The clearest sign of the shift is the changing composition of public-sector revenue. Finance Ministry estimates suggest tax revenue will continue to increase its share of the total, while oil revenue keeps losing relative weight. This change reflects a medium-term trend: collections have been strengthened through tighter enforcement, digitization, compliance monitoring, and anti-evasion measures, and economic performance—despite periods of slowdown—directly affects VAT, income tax, and consumption levies.

In 2027, the SHCP expects the lower oil windfall to be offset by higher tax collections, supported both by economic momentum and the cumulative effects of its revenue-efficiency strategy. For public finances, the implicit message is that the revenue “anchor” increasingly depends on domestic activity and tax compliance, not the commodities cycle. In practice, this can provide more stable revenue, but it also makes the budget more sensitive to formality, investment, and employment, as well as to the government’s ability to sustain the tax base without undermining productive incentives.

The reduction in oil revenue would also be accompanied by adjustments to net spending, with a decrease relative to what was previously approved. This matters because the fiscal balance depends not only on how much is collected, but also on how priorities are reallocated amid spending pressures: pensions, debt-service costs, social transfers, and investment needs in infrastructure and energy.

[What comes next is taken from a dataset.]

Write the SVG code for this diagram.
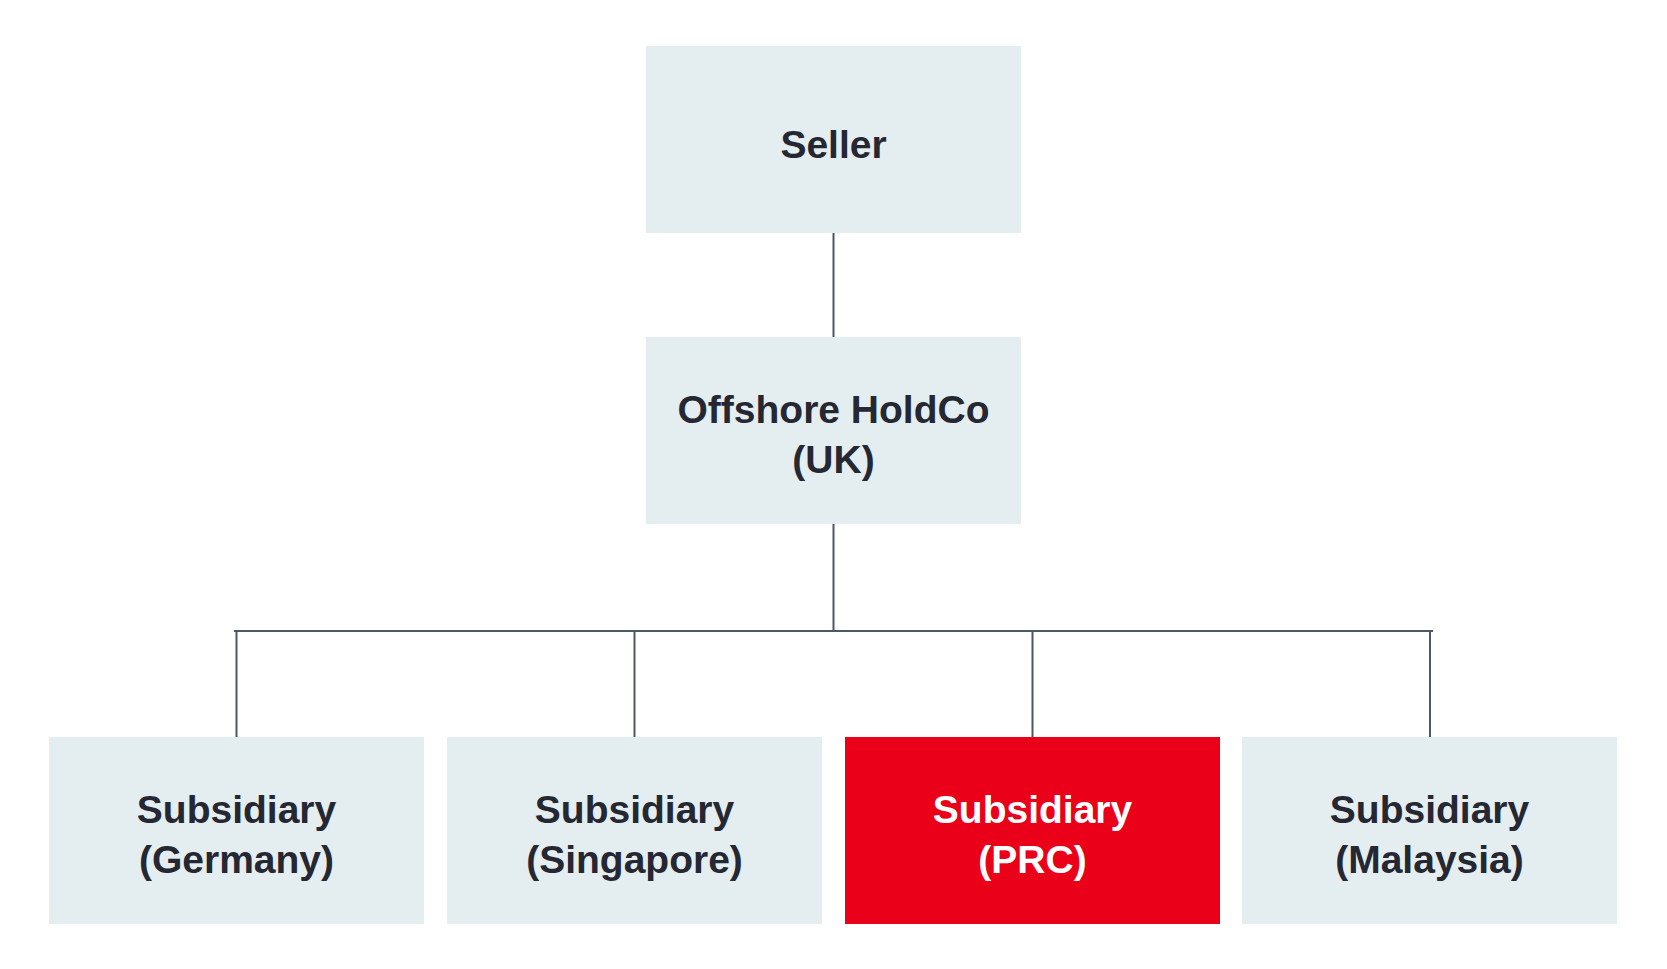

Looking ahead, a scenario of lower dependence on oil opens two interpretations. On the one hand, it reduces the budget’s vulnerability to international price shocks; on the other, it requires maintaining a revenue path consistent with growth and spending needs—particularly in a period when public and private investment face the challenge of raising productivity and domestic value-added, amid regional trade integration and the reshoring of supply chains.

Overall, the projections suggest 2027 could mark an inflection point: oil would remain relevant, but no longer as the “trillion-peso” engine that in several recent years boosted government coffers. The key will be whether tax collections and spending control can absorb the transition without compromising investment or the provision of public services.

From a neutral standpoint, the projected pullback in oil rents reinforces the idea that Mexico is moving toward a fiscal structure more reliant on taxes and less on hydrocarbons, with direct implications for budget discipline and economic policy priorities.